Un souffle qui reste à quai

Iphigénie

© Christophe Raynaud de Lage

Comme beaucoup de tragédies déconstruites, l’« Iphigénie » de Tiago Rodrigues met en scène un langage en berne. Les messagers y ont le discours confus, et le chœur féminin, qui refuse la logique de l’« inéluctable »,  qui ne veut pas « perdre » son « temps en paroles », met en garde notre « confiance » de spectateur face à une pièce de répertoire où le verbe des hommes a raflé la mise.

Le mythe y est concentré en quelques scènes clés. Scènes qui entrent en collision (motif dramaturgique bien connu chez Rodrigues) avec des voix qui les problématisent ou qui tentent de les infléchir. Alors, ce n’est pas tant la tragédie qui prend un coup que le souvenir culturel qu’elle peut maintenir dans les consciences. Ici, celui d’une femme sacrifiée par le patriarcat et par la fable, dont la présence a été éclipsée (comme celle d’Hélène de Troie) par l’idée mythologique qu’elle est devenue. Pour défaire cette disparition, la pièce de Rodrigues expose finalement Iphigénie dans une solitude inviolable, celle-ci retrouvant (trop théoriquement malheureusement) un corps confisqué, une mort à soi.

Si cette scission ritualisée du logos tragique paraît bien plus volontariste et bien plus laborieuse que dans d’autres œuvres de Rodrigues, c’est que la déconstruction semble dans « Iphigénie » se didactiser elle-même et que le dire règne paradoxalement en Maître, à force de rêver à haute voix sa destitution. Mais sans doute est-ce la mise en scène d’Anne Théron qui plaque davantage de mécanique sur un texte que son auteur – adepte des présences simples, distantes et intenses – aurait peut-être vitalisé davantage.

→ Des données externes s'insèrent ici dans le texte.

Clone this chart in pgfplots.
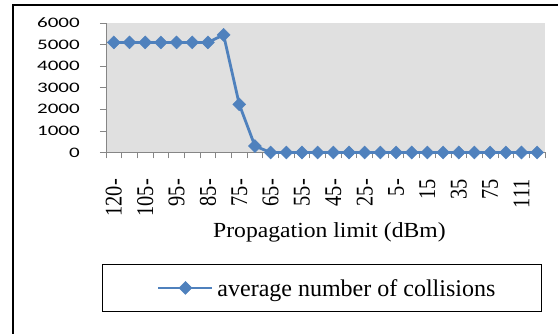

En tout cas, c’est dans la nostalgie de ce spectacle inexistant que nous affrontons la représentation pure et dure qui nous est offerte, où la déconstruction n’est même plus une idée mais un mirage. Car la liberté performative des corps, censée briser les mots comme de vieilles icônes malpropres, se trouve annulée ici par une raideur formaliste d’un autre temps.

L’écrira-t-on un jour, ce pamphlet intitulé « Pour en finir avec les bruitages d’orage » ? Les verra-t-on encore longtemps, ces projections vidéographiques à l’impressionnisme laid et superflu qui confisque à notre œil ses entrevisions ? Mais trêve de détails pointilleux : c’est la politique globale du geste qui agace le plus, tant elle semble relever du contresens dramaturgique. Le texte de Rodrigues n’a d’intérêt que s’il devient au plateau une opération sur le sens et sur les présences. Quand la scène devient la noire caverne de visions assénées par une metteuse en scène, son dissensus reste tapi hors du langage omnipotent déployé par les médiums scéniques. Le sort réservé aux corps, vaguement hiératisés par Thierry Thieû Niang, est à lui seul révélateur. Loin d’être la nervure d’une représentation émancipée, ils sont les silhouettes assujetties des paysages spectaculaires dont ils deviennent les formes. La strate métathéâtrale (discrète) du texte, pour qui connaît un précédent chef-d’œuvre de Rodrigues, se trouve alors condamnée. Le sopro légendaire de l’artiste portugais, théâtre qui souffle quand les vents grecs sont à l’arrêt, se voit voler la vedette par Théron. La vedette est ce qui essaye à tout prix d’être vu, et dans un autre sens plus concret, un petit navire de guerre mis au service d’un plus grand.